While the omission is glaring and wants addressing, I’m not so upset about that part, as this as an example of how you can’t move around data science linked websites, blogs, fora, etc, as you might want to do to find datasets (which is what I was doing when I accidentally found this blog post), programming hints, etc. without encountering stuff that is dangerously close to spam. The rest of the Deep Data Mining blog, for examples, appears to be crammed with advice on how to use different platforms, especially database platforms to better advantage. Why not stick to that?

Divergent Opinions

12 Nov

BIg Data and predictive analytics are debated and discussed almost endlessly in the interwebs.
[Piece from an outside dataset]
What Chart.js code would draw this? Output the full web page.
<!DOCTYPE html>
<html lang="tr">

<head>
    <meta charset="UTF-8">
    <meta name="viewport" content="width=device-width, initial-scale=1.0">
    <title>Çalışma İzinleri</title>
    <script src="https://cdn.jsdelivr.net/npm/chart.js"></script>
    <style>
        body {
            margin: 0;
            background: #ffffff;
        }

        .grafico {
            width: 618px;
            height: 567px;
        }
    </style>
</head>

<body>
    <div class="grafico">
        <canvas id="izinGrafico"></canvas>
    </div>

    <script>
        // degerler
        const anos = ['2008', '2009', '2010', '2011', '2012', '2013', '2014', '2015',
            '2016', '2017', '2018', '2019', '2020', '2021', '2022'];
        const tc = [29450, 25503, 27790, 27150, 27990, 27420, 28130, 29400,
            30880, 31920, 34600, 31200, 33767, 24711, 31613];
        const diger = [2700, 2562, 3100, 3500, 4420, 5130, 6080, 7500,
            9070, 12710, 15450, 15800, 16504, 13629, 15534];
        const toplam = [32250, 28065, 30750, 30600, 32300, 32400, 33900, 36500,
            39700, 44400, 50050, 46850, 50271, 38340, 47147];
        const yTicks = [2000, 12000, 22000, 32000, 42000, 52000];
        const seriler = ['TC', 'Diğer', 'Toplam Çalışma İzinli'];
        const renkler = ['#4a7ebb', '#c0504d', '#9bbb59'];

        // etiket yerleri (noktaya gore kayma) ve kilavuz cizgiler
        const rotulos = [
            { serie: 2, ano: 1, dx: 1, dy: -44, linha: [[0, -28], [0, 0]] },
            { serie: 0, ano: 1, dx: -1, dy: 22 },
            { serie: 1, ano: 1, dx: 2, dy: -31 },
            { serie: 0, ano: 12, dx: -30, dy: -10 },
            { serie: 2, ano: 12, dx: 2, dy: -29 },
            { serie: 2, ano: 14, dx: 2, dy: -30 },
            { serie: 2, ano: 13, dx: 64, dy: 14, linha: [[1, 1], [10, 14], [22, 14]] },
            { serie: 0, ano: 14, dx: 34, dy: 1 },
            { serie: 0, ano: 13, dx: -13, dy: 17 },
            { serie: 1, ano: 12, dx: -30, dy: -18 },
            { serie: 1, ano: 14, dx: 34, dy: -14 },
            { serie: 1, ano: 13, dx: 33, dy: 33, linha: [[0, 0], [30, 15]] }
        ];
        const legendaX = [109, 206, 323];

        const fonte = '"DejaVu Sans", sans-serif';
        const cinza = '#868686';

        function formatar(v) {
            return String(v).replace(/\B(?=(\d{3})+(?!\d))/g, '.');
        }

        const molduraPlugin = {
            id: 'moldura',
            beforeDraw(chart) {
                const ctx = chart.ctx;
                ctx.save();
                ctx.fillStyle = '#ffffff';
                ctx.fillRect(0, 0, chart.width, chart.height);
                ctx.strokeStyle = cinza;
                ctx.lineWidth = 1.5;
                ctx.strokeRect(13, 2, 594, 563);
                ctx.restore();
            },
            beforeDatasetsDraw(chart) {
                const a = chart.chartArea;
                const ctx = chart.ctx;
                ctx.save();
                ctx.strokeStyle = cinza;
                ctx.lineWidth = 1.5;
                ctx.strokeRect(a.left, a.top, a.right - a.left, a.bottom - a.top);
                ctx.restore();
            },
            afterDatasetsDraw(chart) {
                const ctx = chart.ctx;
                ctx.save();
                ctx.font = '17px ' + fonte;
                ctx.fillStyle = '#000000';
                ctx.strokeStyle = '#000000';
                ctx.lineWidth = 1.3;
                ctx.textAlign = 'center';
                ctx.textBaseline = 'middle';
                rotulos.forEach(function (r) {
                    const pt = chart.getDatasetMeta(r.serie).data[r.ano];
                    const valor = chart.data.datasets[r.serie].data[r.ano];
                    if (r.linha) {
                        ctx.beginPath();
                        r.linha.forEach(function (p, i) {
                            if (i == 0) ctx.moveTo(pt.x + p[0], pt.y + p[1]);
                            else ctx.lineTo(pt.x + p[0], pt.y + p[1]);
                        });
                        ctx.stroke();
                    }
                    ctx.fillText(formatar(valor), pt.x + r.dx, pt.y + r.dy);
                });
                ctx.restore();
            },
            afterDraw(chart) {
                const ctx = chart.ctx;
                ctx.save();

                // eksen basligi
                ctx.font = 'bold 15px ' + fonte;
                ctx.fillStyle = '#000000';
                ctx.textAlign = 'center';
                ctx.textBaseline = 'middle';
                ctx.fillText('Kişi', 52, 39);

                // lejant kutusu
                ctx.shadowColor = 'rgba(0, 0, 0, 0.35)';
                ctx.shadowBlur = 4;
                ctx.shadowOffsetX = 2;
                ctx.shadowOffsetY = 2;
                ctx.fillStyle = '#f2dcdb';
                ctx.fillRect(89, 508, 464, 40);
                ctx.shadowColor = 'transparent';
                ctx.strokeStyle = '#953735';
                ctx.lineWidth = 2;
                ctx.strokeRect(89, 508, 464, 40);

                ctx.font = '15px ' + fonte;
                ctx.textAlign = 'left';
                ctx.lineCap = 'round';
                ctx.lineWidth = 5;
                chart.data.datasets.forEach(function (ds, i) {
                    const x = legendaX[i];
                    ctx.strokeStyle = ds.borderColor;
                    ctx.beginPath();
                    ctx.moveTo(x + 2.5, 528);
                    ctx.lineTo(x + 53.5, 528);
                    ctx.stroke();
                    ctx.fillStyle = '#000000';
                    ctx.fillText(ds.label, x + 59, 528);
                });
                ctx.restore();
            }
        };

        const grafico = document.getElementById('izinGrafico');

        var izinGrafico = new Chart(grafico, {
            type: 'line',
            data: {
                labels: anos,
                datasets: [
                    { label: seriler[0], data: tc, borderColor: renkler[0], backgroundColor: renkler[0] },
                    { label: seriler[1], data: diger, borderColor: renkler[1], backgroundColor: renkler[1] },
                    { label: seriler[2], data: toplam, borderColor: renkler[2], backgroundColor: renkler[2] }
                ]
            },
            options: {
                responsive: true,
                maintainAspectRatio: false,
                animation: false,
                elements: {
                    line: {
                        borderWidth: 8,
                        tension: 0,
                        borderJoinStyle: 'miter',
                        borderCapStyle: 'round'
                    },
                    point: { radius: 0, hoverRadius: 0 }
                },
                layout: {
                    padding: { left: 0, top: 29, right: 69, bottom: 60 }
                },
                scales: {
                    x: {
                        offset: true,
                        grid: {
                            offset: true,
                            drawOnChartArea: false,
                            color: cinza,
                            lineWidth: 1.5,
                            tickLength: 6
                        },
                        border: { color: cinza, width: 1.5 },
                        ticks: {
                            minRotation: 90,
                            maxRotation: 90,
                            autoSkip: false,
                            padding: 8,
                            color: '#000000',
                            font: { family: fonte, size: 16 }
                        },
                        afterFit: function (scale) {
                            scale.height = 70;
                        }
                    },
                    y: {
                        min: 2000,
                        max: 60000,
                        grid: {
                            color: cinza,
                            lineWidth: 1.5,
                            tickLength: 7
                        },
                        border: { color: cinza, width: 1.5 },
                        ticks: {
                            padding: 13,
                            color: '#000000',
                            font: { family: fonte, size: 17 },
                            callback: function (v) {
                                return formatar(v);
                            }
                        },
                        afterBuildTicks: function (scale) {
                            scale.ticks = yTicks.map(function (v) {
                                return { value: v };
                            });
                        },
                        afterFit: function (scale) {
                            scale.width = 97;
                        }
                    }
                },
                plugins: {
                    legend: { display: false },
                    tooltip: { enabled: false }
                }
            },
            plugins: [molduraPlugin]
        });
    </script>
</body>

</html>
One of the threads that runs through these discussions relates to how much maths and statistics does one need to know (although sometimes the question seems to be more like ‘how little can I get away with?’) to practice data science/predictive analytics, etc.

Actual maths and stats people come down on the side of a little knowledge is a dangerous thing, and people should try know as much as possible. See here:

http://mathbabe.org/2013/04/04/k-nearest-neighbors-dangerously-simple/

But knowing enough statistics to be called a statistician could lead to being seen as out of touch with Big Data:

http://normaldeviate.wordpress.com/2013/04/13/data-science-the-end-of-statistics/

Particularly if contemporary, highly computer literate statisticians who are widely admired in their field admit in public they don’t know anything about Hadoop:

http://andrewgelman.com/2013/11/01/data-science/

Maybe this guy has the answer – ignore statisical theory and training, learn the least amount of programming to start hacking, and just teach yourself with whatever data comes to hand:

http://www.datasciencecentral.com/profiles/blogs/proposal-for-an-apprenticeship-in-data-science

Well, not exactly, but statistics is still kind of relegated to being something you ‘learn basics about’. I don’t think that posts 1, 2 and 3 can possibly be talking about the same discipline?

From my point of view, as someone who still pinches themselves that they get to do predictive modelling as a for real job, with only a Master’s degree in statistics, experience in business from before I did stats, and a really poor command of VB6 as my only qualifications (although I learned a lot of SQL very quickly when started this job ‘cos otherwise I had nothing to analyse), I can only say that with respect to maths and statistics I wish I knew more, with respect to machine learning, I wish I knew more and with respect to hacking I wish I knew more.

How much is enough? All of it isn’t enough.